[Instruction]
Write again exactly the lines in the listing below, starting at the line with "Generate a Python" and ending at the line with "from matplotlib.patches import Rectangle", both included. Pictures are not copied.

◇ ◇ ◇ ◇ ◇ ◇ ◇

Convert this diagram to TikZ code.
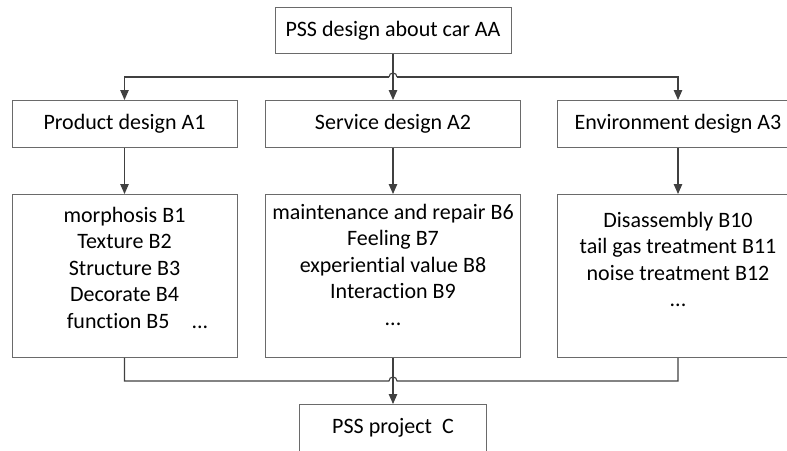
\documentclass[tikz,border=0pt]{standalone}
\usepackage{fontspec}
\setmainfont{Carlito}[Ligatures={NoCommon}]
\usepackage{xcolor}
\usetikzlibrary{positioning, arrows.meta, calc}
\definecolor{boxgray}{HTML}{6A6A6A}
\definecolor{linegray}{HTML}{404040}

\begin{document}
\begin{tikzpicture}[
  x=1pt, y=1pt,
  font=\fontsize{22}{26.5}\selectfont,
  box/.style={rectangle, draw=boxgray, line width=0.9pt, inner sep=0pt, anchor=north,
              minimum height=46pt, align=center},
  listb/.style={rectangle, draw=boxgray, line width=0.9pt, inner sep=0pt, anchor=north,
                minimum height=163pt},
  listt/.style={inner sep=0pt, align=center},
  ln/.style={draw=linegray, line width=1.1pt},
  arr/.style={ln, -{Triangle[length=10pt, width=8.5pt]}}]
\useasboundingbox (0,0) rectangle (787,-450);
\def\ca{124.5}\def\cb{393}\def\cc{678}
% --- top ---
\node[box, minimum width=236pt] (AA) at (\cb,-7) {PSS design about car AA};
% --- row 1: design parts ---
\node[box, minimum width=225pt, minimum height=47pt] (A1) at (\ca,-100) {Product design A1};
\node[box, minimum width=255pt, minimum height=47pt] (A2) at (\cb,-100) {Service design A2};
\node[box, minimum width=242pt, minimum height=47pt] (A3) at (\cc,-100) {Environment design A3};
% --- row 2: elements ---
\node[listb, minimum width=225pt] (B1) at (\ca,-194) {};
\node[listb, minimum width=255pt] (B2) at (\cb,-194) {};
\node[listb, minimum width=242pt] (B3) at (\cc,-194) {};
\node[listt, below=13pt of B1.north] (B1t)
  {morphosis B1\\ Texture B2\\ Structure B3\\ Decorate B4\\ \hspace*{26pt}function B5\quad ...};
\node[listt, below=10pt of B2.north] (B2t)
  {maintenance and repair B6\\ Feeling B7\\ experiential value B8\\ Interaction B9\\ ...};
\node[listt, below=18pt of B3.north] (B3t)
  {Disassembly B10\\ tail gas treatment B11\\ noise treatment B12\\ ...};
% --- result ---
\node[box, minimum width=187pt, minimum height=47pt] (C) at (\cb,-404) {PSS project\ \ C};
% arrows
\coordinate (J1) at ($(AA.south)!.5!(A2.north)$);
\coordinate (J2) at ($(B2.south)!.5!(C.north)$);
\draw[arr] (AA) -- (A2);
\draw[arr] ($(J1)+(-4pt,0)$) -| (A1);
\draw[arr] ($(J1)+(4pt,0)$) -| (A3);
\draw[ln] ($(J1)+(-4pt,0)$) arc[start angle=180, end angle=0, radius=4pt];
\foreach \s/\p in {A1/B1,A2/B2,A3/B3} \draw[arr] (\s) -- (\p);
\draw[ln] (B1.south) |- ($(J2)+(-4pt,0)$) arc[start angle=180, end angle=0, radius=4pt] -| (B3.south);
\draw[arr] (B2) -- (C);
\end{tikzpicture}
\end{document}
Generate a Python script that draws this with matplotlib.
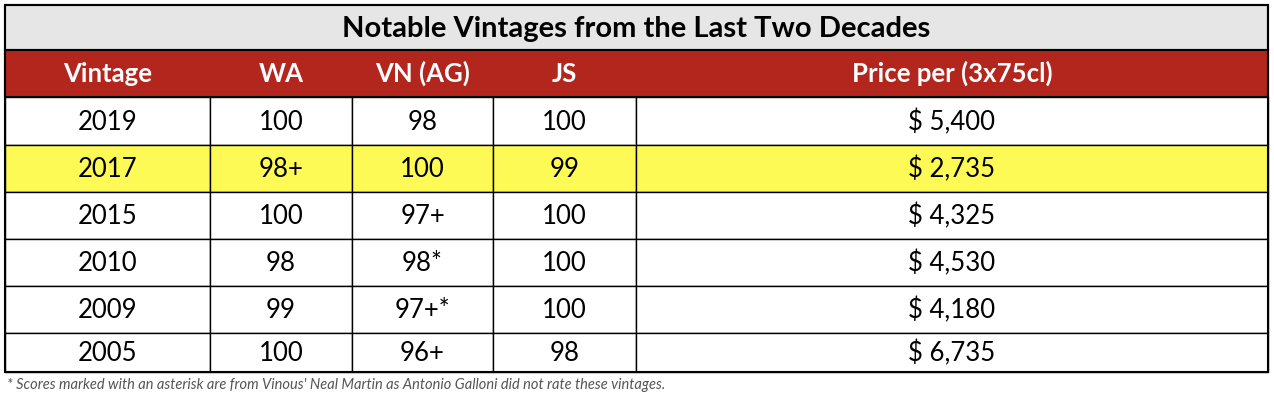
import matplotlib.pyplot as plt
from matplotlib.patches import Rectangle

title = "Notable Vintages from the Last Two Decades"
headers = ["Vintage", "WA", "VN (AG)", "JS", "Price per (3x75cl)"]
vintages = ["2019", "2017", "2015", "2010", "2009", "2005"]
wa = ["100", "98+", "100", "98", "99", "100"]
vn = ["98", "100", "97+", "98*", "97+*", "96+"]
js = ["100", "99", "100", "100", "100", "98"]
price = ["$ 5,400", "$ 2,735", "$ 4,325", "$ 4,530", "$ 4,180", "$ 6,735"]
highlight = [False, True, False, False, False, False]
footnote = "* Scores marked with an asterisk are from Vinous' Neal Martin as Antonio Galloni did not rate these vintages."

col_x = [5, 210, 352, 493, 636, 1268]
row_y = [5, 50, 97, 145, 192, 239, 286, 333, 372]

plt.rcParams['font.family'] = ['Lato', 'DejaVu Sans']
fig = plt.figure(figsize=(12.74, 4.04), dpi=100)
ax = fig.add_axes([0, 0, 1, 1])
ax.set_xlim(0, 1274)
ax.set_ylim(404, 0)
ax.axis('off')

L, R = col_x[0], col_x[-1]
# title row
ax.add_patch(Rectangle((L, row_y[0]), R - L, row_y[1] - row_y[0], facecolor='#e7e6e6', edgecolor='black', lw=1.5))
ax.text((L + R) / 2, (row_y[0] + row_y[1]) / 2 + 1, title, ha='center', va='center', fontsize=21, fontweight='bold')
# header row
ax.add_patch(Rectangle((L, row_y[1]), R - L, row_y[2] - row_y[1], facecolor='#b3261e', edgecolor='black', lw=1.5))
for i, h in enumerate(headers):
    ax.text((col_x[i] + col_x[i + 1]) / 2, (row_y[1] + row_y[2]) / 2, h, ha='center', va='center',
            fontsize=18.5, fontweight='bold', color='white')

rows = list(zip(vintages, wa, vn, js, price))
for r, vals in enumerate(rows):
    y0, y1 = row_y[r + 2], row_y[r + 3]
    fc = '#fdfa55' if highlight[r] else 'white'
    for c, v in enumerate(vals):
        ax.add_patch(Rectangle((col_x[c], y0), col_x[c + 1] - col_x[c], y1 - y0, facecolor=fc, edgecolor='black', lw=1))
        ax.text((col_x[c] + col_x[c + 1]) / 2, (y0 + y1) / 2 + 1, v, ha='center', va='center', fontsize=18.5)

ax.add_patch(Rectangle((L, row_y[0]), R - L, row_y[-1] - row_y[0], fill=False, edgecolor='black', lw=1.5))
ax.text(L + 2, 385, footnote, ha='left', va='center', fontsize=10.5, style='italic', color='#555555')

fig.savefig('out.png', dpi=100)
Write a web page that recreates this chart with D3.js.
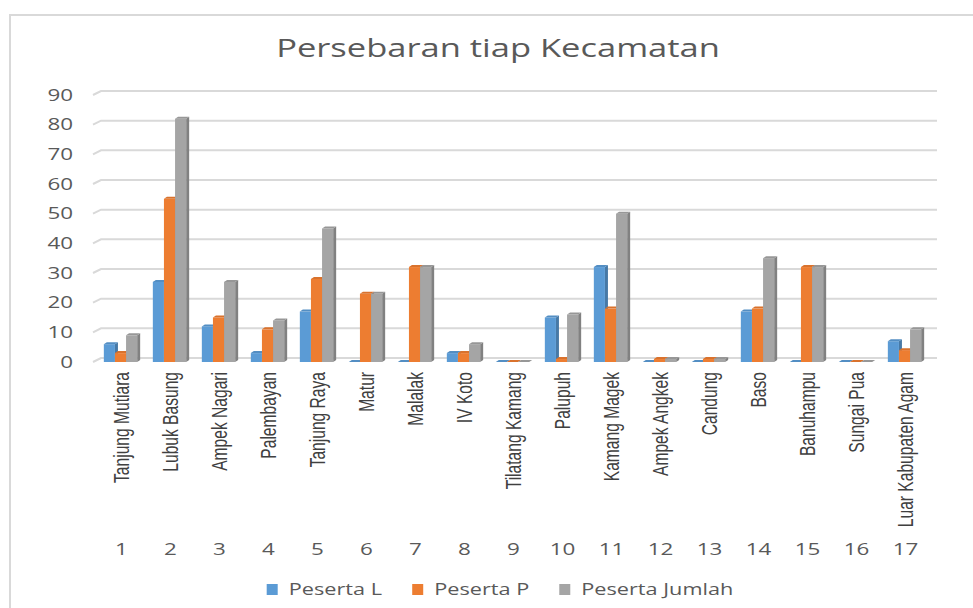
<!DOCTYPE html>
<html>
<head>
<meta charset="utf-8">
<script src="https://cdn.jsdelivr.net/npm/d3@7"></script>
<style>
  body { margin: 0; background: #fff; }
  text { fill: #595959; }
</style>
</head>
<body>
<div id="chart"></div>
<script>
var width = 973,
    height = 608;

const kecamatan = ['Tanjung Mutiara', 'Lubuk Basung', 'Ampek Nagari', 'Palembayan', 'Tanjung Raya',
    'Matur', 'Malalak', 'IV Koto', 'Tilatang Kamang', 'Palupuh', 'Kamang Magek', 'Ampek Angkek',
    'Candung', 'Baso', 'Banuhampu', 'Sungai Pua', 'Luar Kabupaten Agam'];
const nomor = d3.range(1, 18).map(String);
const pesertaL = [6, 27, 12, 3, 17, 0, 0, 3, 0, 15, 32, 0, 0, 17, 0, 0, 7];
const pesertaP = [3, 55, 15, 11, 28, 23, 32, 3, 0, 1, 18, 1, 1, 18, 32, 0, 4];
const pesertaJumlah = [9, 82, 27, 14, 45, 23, 32, 6, 0, 16, 50, 1, 1, 35, 32, 0, 11];
const yTicks = [0, 10, 20, 30, 40, 50, 60, 70, 80, 90];

const series = [
    { name: 'Peserta L', values: pesertaL, color: '#5B9BD5' },
    { name: 'Peserta P', values: pesertaP, color: '#ED7D31' },
    { name: 'Peserta Jumlah', values: pesertaJumlah, color: '#A5A5A5' }
];

// 3d offsets of the back wall and bar depth
const wallDx = 8, wallDy = -4;
const depthX = 3, depthY = -2;
// the source picture is stretched sideways, text gets the same treatment
const stretch = 1.4;

var svg = d3.select('#chart').append('svg')
    .attr('width', width)
    .attr('height', height)
    .style('font-family', '"Open Sans", sans-serif');

svg.append('rect')
    .attr('x', 10).attr('y', 15)
    .attr('width', 1000).attr('height', 1000)
    .attr('fill', 'white')
    .attr('stroke', '#d9d9d9')
    .attr('stroke-width', 2);

svg.append('text')
    .attr('transform', `translate(498,57) scale(1.38,1)`)
    .attr('text-anchor', 'middle')
    .style('font-size', '25px')
    .text('Persebaran tiap Kecamatan');

var x = d3.scaleBand()
    .domain(kecamatan)
    .range([96, 929])
    .paddingInner(0.32)
    .paddingOuter(0.16);

var xInner = d3.scaleBand()
    .domain(series.map(s => s.name))
    .range([0, x.bandwidth()]);

var y = d3.scaleLinear()
    .domain([0, 90])
    .range([362, 95]);

// gridlines on the back wall plus the slanted floor piece
var grid = svg.append('g').attr('class', 'grid');
grid.selectAll('.gline')
    .data(yTicks).enter()
    .append('path')
    .attr('class', 'gline')
    .attr('fill', 'none')
    .attr('stroke', '#d9d9d9')
    .attr('stroke-width', 2)
    .attr('d', d => `M${93},${y(d)} L${93 + wallDx},${y(d) + wallDy} L${937},${y(d) + wallDy}`);

grid.selectAll('.ytick')
    .data(yTicks).enter()
    .append('text')
    .attr('class', 'ytick')
    .attr('transform', d => `translate(73,${y(d)}) scale(${stretch},1)`)
    .attr('dy', '0.35em')
    .attr('text-anchor', 'end')
    .style('font-size', '16px')
    .text(d => d);

// 3d columns
series.forEach(s => {
    var g = svg.append('g').attr('class', 'series');
    var side = d3.color(s.color).darker(0.7);
    var top = d3.color(s.color).darker(0.25);
    var bars = g.selectAll('.bar')
        .data(kecamatan.map((k, i) => ({ k: k, v: s.values[i] })))
        .enter().append('g')
        .attr('class', 'bar');

    bars.each(function (d) {
        var b = d3.select(this);
        var x0 = x(d.k) + xInner(s.name);
        var x1 = x0 + xInner.bandwidth();
        var yt = y(d.v), yb = y(0);
        b.append('path')
            .attr('fill', side)
            .attr('d', `M${x1},${yt} L${x1 + depthX},${yt + depthY} L${x1 + depthX},${yb + depthY} L${x1},${yb} Z`);
        b.append('rect')
            .attr('x', x0).attr('y', yt)
            .attr('width', x1 - x0)
            .attr('height', yb - yt)
            .attr('fill', s.color);
        b.append('path')
            .attr('fill', top)
            .attr('d', `M${x0},${yt} L${x0 + depthX},${yt + depthY} L${x1 + depthX},${yt + depthY} L${x1},${yt} Z`);
    });
});

// category labels, rotated
svg.append('g').selectAll('.cat')
    .data(kecamatan).enter()
    .append('text')
    .attr('class', 'cat')
    .attr('transform', d => `translate(${x(d) + x.bandwidth() / 2 + 1},372) scale(1.4,1) rotate(-90)`)
    .attr('dy', '0.35em')
    .attr('text-anchor', 'end')
    .style('fill', '#404040')
    .style('font-family', '"Liberation Sans", Arial, sans-serif')
    .style('font-size', '15.6px')
    .text(d => d);

// category numbers
svg.append('g').selectAll('.num')
    .data(kecamatan).enter()
    .append('text')
    .attr('class', 'num')
    .attr('transform', d => `translate(${x(d) + x.bandwidth() / 2 + 1},549) scale(${stretch},1)`)
    .attr('dy', '0.35em')
    .attr('text-anchor', 'middle')
    .style('font-size', '16px')
    .text((d, i) => nomor[i]);

// legend
var legend = svg.append('g').attr('class', 'legend');
var items = legend.selectAll('.key')
    .data(series).enter()
    .append('g')
    .attr('class', 'key');

items.append('rect')
    .attr('width', 11).attr('height', 11)
    .attr('y', -6)
    .attr('fill', d => d.color);

items.append('text')
    .attr('transform', `translate(22,0) scale(${stretch},1)`)
    .attr('dy', '0.35em')
    .style('font-size', '15.5px')
    .text(d => d.name);

var offsets = [], pos = 0;
items.each(function () {
    offsets.push(pos);
    pos += 22 + d3.select(this).select('text').node().getBBox().width * stretch + 30;
});
var total = pos - 30;
items.attr('transform', (d, i) => `translate(${500 - total / 2 + offsets[i]},590)`);
</script>
</body>
</html>
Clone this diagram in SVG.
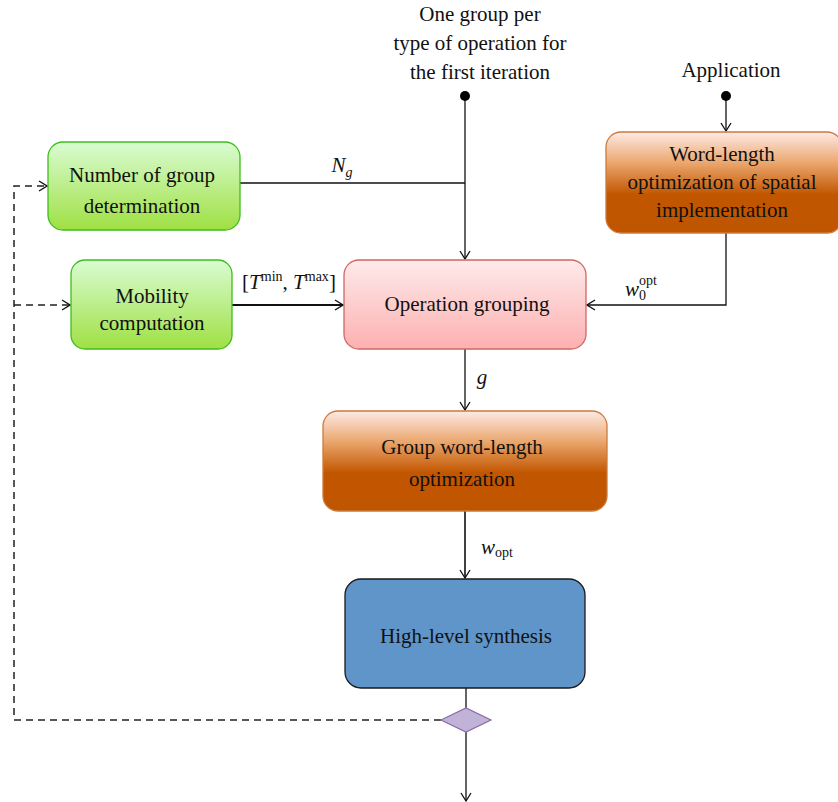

◇ ◇ ◇ ◇ ◇ ◇ ◇

[The completed task]
Generate a Python script that draws this with matplotlib.
import matplotlib.pyplot as plt
from matplotlib.patches import Rectangle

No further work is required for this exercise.